A Real-Life Fairy Tale....I Mean Marriage


 When Spencer and I met, I was 27 and happily single. Seriously, he kind of threw a kink in my whole independent woman thing. In fact, I almost bailed on the date. I didn’t really want to go on another Tinder date (shocking, I know, because most of the dates people get from Tinder are SO great!). I vividly remember wanting to stay home and watch Revenge.

That girl feels like ages ago. It wasn’t even really that long ago. But when I look back, I hardly recognize her, and also miss her. She was really self-assured (or at least pretended to be), independent (well, actually jaded and didn’t want to let anyone in), and didn’t answer to anyone or anything (ah, the dream!). I often tell Spencer that he met me at my best. Unfortunately for him, I am an ever-evolving human; so when you meet someone at their best, there isn’t really anywhere to go from there but down.

This isn’t a pity blog, so just follow me here.

I will admit, I didn’t know much about marriage before agreeing to spend the rest of my life with Spencer. Let’s be real though, if someone presented you with the diamond he presented me with you’d have a tough time saying no! Haha, kidding kidding! It was 99% husband, 1% diamond. Ok, fine! 95/5. That’s as low as I’ll go.

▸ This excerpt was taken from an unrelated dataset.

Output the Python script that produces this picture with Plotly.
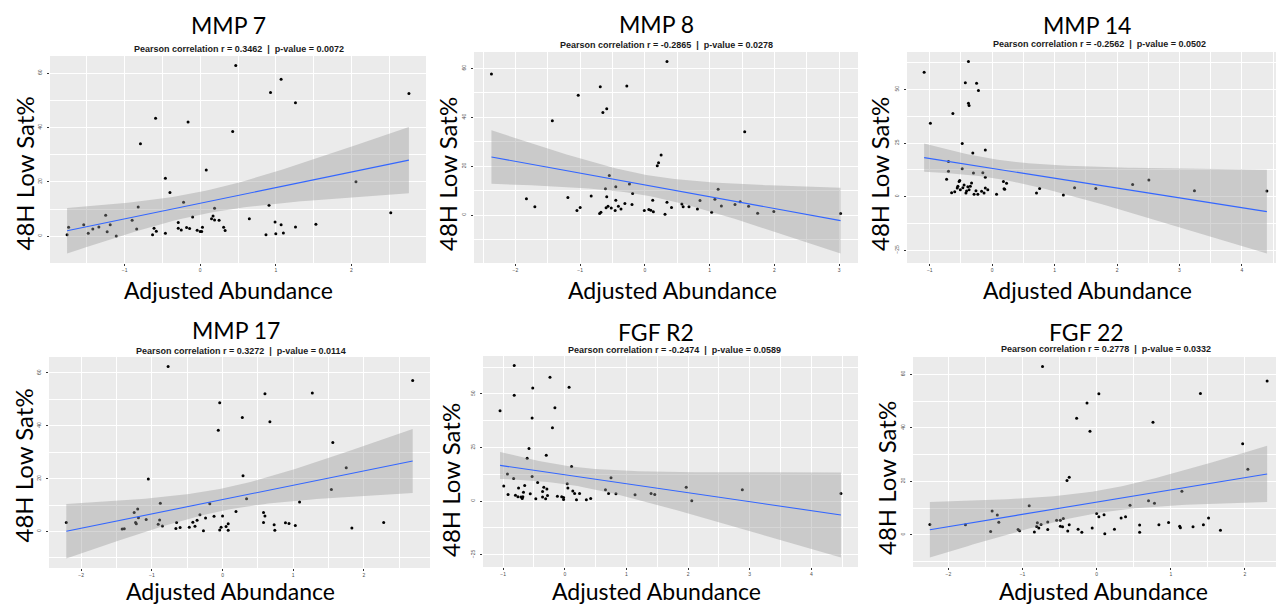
import numpy as np
import plotly.graph_objects as go

# ---------------- data ----------------
titles = ["MMP 7", "MMP 8", "MMP 14", "MMP 17", "FGF R2", "FGF 22"]
subtitles = [
    "Pearson correlation r = 0.3462  |  p-value = 0.0072",
    "Pearson correlation r = -0.2865  |  p-value = 0.0278",
    "Pearson correlation r = -0.2562  |  p-value = 0.0502",
    "Pearson correlation r = 0.3272  |  p-value = 0.0114",
    "Pearson correlation r = -0.2474  |  p-value = 0.0589",
    "Pearson correlation r = 0.2778  |  p-value = 0.0332",
]
x_label = "Adjusted Abundance"
y_label = "48H Low Sat%"

mmp7_x = [-1.76, -1.74, -1.54, -1.48, -1.42, -1.34, -1.25, -1.23, -1.19, -1.11, -0.90, -0.84, -0.82, -0.79,
          -0.63, -0.61, -0.59, -0.58, -0.46, -0.46, -0.40, -0.29, -0.29, -0.25, -0.22, -0.18, -0.16, -0.14,
          -0.10, -0.04, 0.00, 0.02, 0.03, 0.08, 0.15, 0.17, 0.19, 0.19, 0.25, 0.31, 0.33, 0.43, 0.47, 0.65,
          0.87, 0.91, 0.93, 0.99, 1.00, 1.07, 1.07, 1.10, 1.26, 1.26, 1.53, 2.06, 2.52, 2.76]
mmp7_y = [0.5, 3.3, 4.2, 1.1, 2.6, 3.4, 7.7, 1.6, 4.2, 0.1, 5.9, 2.6, 10.7, 34.0,
          0.5, 2.9, 43.4, 1.8, 21.3, 1.1, 16.1, 5.0, 2.9, 2.3, 12.5, 3.2, 42.0, 2.8,
          7.1, 2.2, 1.7, 1.7, 3.3, 24.3, 6.4, 7.4, 10.3, 6.0, 5.9, 3.3, 2.1, 38.5, 62.8, 6.4,
          0.5, 11.4, 52.8, 5.2, 0.9, 57.7, 4.2, 1.2, 49.1, 3.4, 4.4, 20.0, 8.6, 52.5]

mmp8_x = [-2.37, -1.83, -1.70, -1.43, -1.19, -1.05, -1.03, -1.00, -0.83, -0.70, -0.69, -0.68, -0.65, -0.61,
          -0.60, -0.59, -0.59, -0.57, -0.55, -0.52, -0.46, -0.45, -0.45, -0.41, -0.37, -0.31, -0.28, -0.24,
          -0.20, -0.19, -0.01, 0.06, 0.09, 0.12, 0.13, 0.19, 0.21, 0.25, 0.31, 0.34, 0.34, 0.41, 0.57, 0.59,
          0.68, 0.81, 0.85, 1.03, 1.08, 1.13, 1.18, 1.39, 1.47, 1.54, 1.60, 1.74, 1.99, 3.02]
mmp8_y = [57.7, 6.7, 3.5, 38.6, 7.2, 1.9, 49.0, 3.1, 7.9, 0.7, 52.5, 1.2, 42.0, 10.8,
          3.0, 7.5, 43.5, 3.7, 16.2, 2.9, 1.9, 6.1, 11.6, 3.7, 2.5, 4.8, 52.8, 12.8,
          4.4, 8.9, 1.9, 2.3, 2.0, 6.1, 1.4, 20.2, 21.4, 24.6, 0.4, 62.8, 5.3, 3.1, 4.6, 3.5,
          3.5, 2.5, 6.0, 1.2, 6.5, 10.6, 3.8, 4.4, 5.5, 34.1, 3.7, 0.8, 1.5, 0.7]

mmp14_x = [-1.09, -0.99, -0.73, -0.70, -0.70, -0.65, -0.63, -0.60, -0.56, -0.55, -0.53, -0.52, -0.51, -0.48,
           -0.48, -0.47, -0.45, -0.43, -0.42, -0.41, -0.39, -0.38, -0.38, -0.37, -0.37, -0.35, -0.33, -0.31,
           -0.30, -0.29, -0.26, -0.25, -0.23, -0.22, -0.17, -0.15, -0.13, -0.11, -0.11, -0.11, -0.07, 0.07,
           0.18, 0.19, 0.20, 0.23, 0.71, 0.76, 1.14, 1.32, 1.66, 2.25, 2.51, 3.24, 4.40]
mmp14_y = [58.0, 34.2, 8.1, 16.4, 11.8, 1.8, 38.8, 2.3, 4.0, 4.8, 7.1, 7.5, 3.2, 24.8,
           13.0, 4.1, 5.4, 53.1, 1.7, 2.6, 4.6, 63.0, 43.6, 42.5, 3.2, 4.8, 6.4, 20.4,
           11.0, 1.1, 2.8, 52.9, 1.1, 49.5, 2.5, 11.2, 1.7, 9.0, 21.8, 4.0, 3.2, 1.1,
           7.1, 3.7, 3.4, 6.3, 1.7, 3.8, 0.8, 4.1, 3.8, 5.7, 7.8, 2.8, 2.6]

mmp17_x = [-2.21, -1.42, -1.39, -1.25, -1.23, -1.22, -1.20, -1.19, -1.08, -1.05, -0.91, -0.89, -0.88, -0.85,
           -0.77, -0.66, -0.65, -0.60, -0.47, -0.42, -0.39, -0.36, -0.32, -0.27, -0.24, -0.18, -0.12, -0.06,
           -0.04, -0.04, -0.02, 0.00, 0.05, 0.08, 0.08, 0.19, 0.28, 0.29, 0.34, 0.58, 0.58, 0.60, 0.60, 0.67,
           0.73, 0.74, 0.89, 0.94, 1.03, 1.09, 1.27, 1.54, 1.56, 1.75, 1.83, 2.28, 2.69]
mmp17_y = [3.4, 0.9, 1.0, 7.2, 3.4, 2.9, 8.5, 5.2, 4.5, 19.9, 2.7, 4.3, 10.7, 2.1,
           62.4, 1.1, 3.4, 1.5, 1.6, 3.5, 2.0, 4.2, 6.3, 0.3, 5.1, 10.5, 5.8, 38.3,
           48.7, 0.6, 1.6, 5.9, 1.9, 2.9, 0.5, 7.6, 43.1, 21.1, 12.4, 3.4, 7.2, 52.1, 5.9, 41.5,
           2.5, 0.5, 3.3, 3.0, 2.3, 11.2, 52.4, 15.9, 33.7, 24.1, 1.3, 3.4, 57.1]

fgfr2_x = [-1.05, -0.99, -0.93, -0.92, -0.83, -0.82, -0.82, -0.80, -0.76, -0.75, -0.71, -0.69, -0.68, -0.67,
           -0.65, -0.61, -0.58, -0.56, -0.53, -0.53, -0.52, -0.47, -0.44, -0.36, -0.36, -0.34, -0.31, -0.30,
           -0.29, -0.28, -0.24, -0.20, -0.16, -0.12, -0.05, -0.02, -0.02, 0.04, 0.05, 0.07, 0.11, 0.13, 0.16,
           0.19, 0.24, 0.35, 0.42, 0.66, 0.71, 0.75, 0.83, 1.14, 1.40, 1.46, 1.97, 2.06, 2.88, 4.48]
fgfr2_y = [42.2, 7.1, 12.7, 3.1, 10.6, 63.2, 49.4, 2.8, 2.0, 6.1, 1.9, 1.2, 2.0, 4.2,
           7.3, 20.0, 24.5, 3.4, 11.5, 38.8, 52.8, 1.1, 8.7, 4.5, 1.9, 6.5, 1.1, 21.4,
           5.7, 2.6, 57.8, 34.2, 43.6, 2.3, 2.0, 0.8, 1.7, 8.1, 6.1, 53.1, 16.1, 4.7, 3.6,
           0.6, 3.6, 0.6, 1.2, 5.3, 3.6, 10.9, 3.4, 3.0, 3.6, 3.1, 6.5, 0.2, 5.3, 3.6]

fgf22_x = [-2.25, -1.77, -1.43, -1.41, -1.34, -1.32, -1.06, -1.04, -0.91, -0.84, -0.81, -0.80, -0.78, -0.75,
           -0.73, -0.66, -0.66, -0.54, -0.49, -0.49, -0.46, -0.45, -0.40, -0.39, -0.37, -0.37, -0.27, -0.25,
           -0.20, -0.13, -0.09, -0.06, 0.00, 0.03, 0.03, 0.10, 0.11, 0.24, 0.33, 0.39, 0.45, 0.58, 0.58,
           0.70, 0.76, 0.78, 0.84, 0.97, 1.12, 1.13, 1.15, 1.30, 1.40, 1.44, 1.51, 1.67, 1.97, 2.04, 2.30]
fgf22_y = [3.8, 3.7, 1.2, 8.9, 7.4, 4.7, 2.0, 1.5, 10.8, 1.0, 3.1, 4.5, 2.5, 3.8,
           62.9, 2.0, 4.8, 5.4, 5.4, 3.2, 3.0, 6.1, 20.3, 1.4, 21.5, 3.7, 43.6, 2.1,
           0.9, 49.3, 38.7, 2.5, 7.9, 6.7, 52.7, 7.5, 0.4, 2.1, 6.3, 6.7, 11.0, 0.9, 3.6,
           12.7, 42.1, 11.8, 3.7, 4.6, 3.2, 2.6, 16.3, 3.0, 52.8, 3.7, 6.3, 1.7, 34.0, 24.5, 57.5]

xs_all = [mmp7_x, mmp8_x, mmp14_x, mmp17_x, fgfr2_x, fgf22_x]
ys_all = [mmp7_y, mmp8_y, mmp14_y, mmp17_y, fgfr2_y, fgf22_y]
y_dtick = [20, 20, 25, 20, 25, 20]

# ---------------- layout (window pixels) ----------------
WIN_W, WIN_H = 1284, 604
OFF = 8  # page body margin
W, H = WIN_W - OFF, WIN_H - OFF
# plot boxes: x0, x1, ytop, ybottom (window pixels)
boxes = [(50, 426, 56, 263), (474, 858, 52, 263), (907, 1284, 52, 263),
         (49, 430, 357, 568), (483, 858, 356, 567), (913, 1284, 357, 567)]
title_pos = [(228, 25), (656, 24), (1087, 25), (236, 330), (656, 332), (1086, 332)]
sub_pos = [(239, 49), (667, 45), (1099, 44), (241, 351), (674, 350), (1106, 349)]
xt_pos = [(228, 290), (672, 290), (1087, 290), (230, 591), (656, 591), (1103, 591)]
yt_pos = [(23.5, 174), (447, 174), (879, 174), (23.5, 466), (450, 480), (886, 478)]

T975 = 2.003


def fit_band(x, y, n=80):
    x = np.asarray(x, float)
    y = np.asarray(y, float)
    N = len(x)
    xm = x.mean()
    sxx = ((x - xm) ** 2).sum()
    b = ((x - xm) * (y - y.mean())).sum() / sxx
    a = y.mean() - b * xm
    s = np.sqrt(((y - (a + b * x)) ** 2).sum() / (N - 2))
    xs = np.linspace(x.min(), x.max(), n)
    fit = a + b * xs
    se = s * np.sqrt(1.0 / N + (xs - xm) ** 2 / sxx)
    return xs, fit, fit - T975 * se, fit + T975 * se


def px(x):
    return min(max((x - OFF) / W, 0), 1)


def py(y):
    return min(max(1 - (y - OFF) / H, 0), 1)


fig = go.Figure()
annotations = []
layout_axes = {}

for i in range(6):
    k = "" if i == 0 else str(i + 1)
    xa, ya = "x" + k, "y" + k
    x = np.asarray(xs_all[i], float)
    y = np.asarray(ys_all[i], float)
    xs, fit, lo, hi = fit_band(x, y)

    fig.add_trace(go.Scatter(x=x, y=y, mode="markers", xaxis=xa, yaxis=ya,
                             marker=dict(color="black", size=3), showlegend=False,
                             hoverinfo="skip"))
    fig.add_trace(go.Scatter(x=np.concatenate([xs, xs[::-1]]), y=np.concatenate([hi, lo[::-1]]),
                             mode="lines", fill="toself", fillcolor="rgba(153,153,153,0.4)",
                             line=dict(width=0), xaxis=xa, yaxis=ya, showlegend=False,
                             hoverinfo="skip"))
    fig.add_trace(go.Scatter(x=xs, y=fit, mode="lines", line=dict(color="#3366FF", width=1.1),
                             xaxis=xa, yaxis=ya, showlegend=False, hoverinfo="skip"))

    xspan = x.max() - x.min()
    xr = [x.min() - 0.05 * xspan, x.max() + 0.05 * xspan]
    ylo = min(y.min(), lo.min())
    yhi = max(y.max(), hi.max())
    yspan = yhi - ylo
    yr = [ylo - 0.05 * yspan, yhi + 0.05 * yspan]

    x0, x1, yt, yb = boxes[i]
    common = dict(showgrid=True, gridcolor="white", gridwidth=1, zeroline=False,
                  ticks="outside", ticklen=2, tickcolor="#333333", tickwidth=0.6,
                  tickfont=dict(family="Liberation Sans", size=5, color="#4D4D4D"),
                  tickmode="linear", tick0=0, showline=False, fixedrange=True)
    layout_axes["xaxis" + k] = dict(common, domain=[px(x0), px(x1)], range=xr, dtick=1,
                                    anchor=ya,
                                    minor=dict(tick0=0, dtick=0.5, showgrid=True, gridcolor="white",
                                               gridwidth=0.5, ticks=""))
    layout_axes["yaxis" + k] = dict(common, domain=[py(yb), py(yt)], range=yr, dtick=y_dtick[i],
                                    anchor=xa, tickangle=-90, ticklabelstandoff=3,
                                    minor=dict(tick0=0, dtick=y_dtick[i] / 2, showgrid=True,
                                               gridcolor="white", gridwidth=0.5, ticks=""))

    tx, ty = title_pos[i]
    annotations.append(dict(text=titles[i], x=px(tx), y=py(ty), xref="paper", yref="paper",
                            xanchor="center", yanchor="middle", showarrow=False,
                            font=dict(family="Lato", size=23, color="black")))
    sx, sy = sub_pos[i]
    annotations.append(dict(text="<b>" + subtitles[i] + "</b>", x=px(sx), y=py(sy), xref="paper",
                            yref="paper", xanchor="center", yanchor="middle", showarrow=False,
                            font=dict(family="Liberation Sans", size=9, color="#1A1A1A")))
    ax_, ay_ = xt_pos[i]
    annotations.append(dict(text=x_label, x=px(ax_), y=py(ay_), xref="paper", yref="paper",
                            xanchor="center", yanchor="middle", showarrow=False,
                            font=dict(family="Lato", size=23, color="black")))
    yx, yy = yt_pos[i]
    annotations.append(dict(text=y_label, x=px(yx), y=py(yy), xref="paper", yref="paper",
                            xanchor="center", yanchor="middle", showarrow=False, textangle=-90,
                            font=dict(family="Lato", size=24, color="black")))

fig.update_layout(width=W, height=H, margin=dict(l=0, r=0, t=0, b=0),
                  paper_bgcolor="white", plot_bgcolor="#EBEBEB",
                  annotations=annotations, **layout_axes)

fig.write_html("out.html")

I wish I had talked to more of the veteran wives before I embarked on this journey. Don’t get me wrong, it wouldn’t have changed my mind, but it might have changed my expectations. My parents (married at 19 and 21) always told me that they grew up together. I didn’t really know what that meant. Especially in my early 20’s; I pretty much thought that meant “we partied together!” Looking back, that’s probably not the message my parents were trying to impress upon their daughter. Noted.

No, what they meant is that they evolved together. You may marry someone today and be married to someone entirely different 5 years from now (and I don’t mean because you have remarried, obviously). I think back to who I was at 20, 23, 25, 27, 30; each one of those women are different people to me.

This can feel like a lot of pressure. I know Spencer stood up and vowed to me and God that he will always love me. I truly think he will. But, what if he doesn’t like who I become? I feel like I’m going through an intense growth spurt in life, and every night my legs are aching from the growing pains. I feel like every morning I wake up having grown a little more and am a little different. What’s going to happen in 10 years? Who will he turn into? Will we still be compatible?

I am not that 27 year old anymore. We don’t spend our evenings drinking champagne from wine glasses making (really awful) buttercream frosting. Now, we put a baby to bed, make a balanced dinner, watch TV and pass out by 9pm. I love this stage we are in, but I can’t deny it’s different and that there are times I miss those nights where we ordered pizza and binge watched House of Cards until we couldn’t keep our eyes open.

Now, I am a 30 year old working mom. I rely on him, maybe a little too much. I still don’t have much energy to go on dates, but it’s because I’m exhausted most of the time. Self-assurance has gone out the window to make way for the ever-present mommy guilt.  And instead of being that independent girl who doesn’t answer to anyone, I am resentful because I have very little time for myself, and I am defiant with a “screw it” attitude which leads to selfish behavior.


Hey, I said he met me at my best. I’m definitely not at my best now, but I’m working on it.

Maybe we didn’t meet and marry at 19 & 21 like my parents (thank god, he would have HATED me back then), but I think we’re still growing up together. I still want to grow old together, too. I want to grow old and up and never apart. This season of marriage is murky and messy and hard to navigate. We are two people who choose every day to be married.

Don’t get me wrong, we are extremely happy together still, but neither one of us can deny the shift since Eva has arrived. We love her and when the three of us get to hang out and she’s not screaming at us, my heart is so full it could explode. I love being her mom. I love Spencer is her dad. I love our little trio of love.

But I know I miss that 27 year old girl some days….and I can’t help but wonder if Spencer misses her too.


Ask me again in 10 years, though. Who knows where we’ll be? I do know one thing, though, we will still be together, growing up, older, and closer.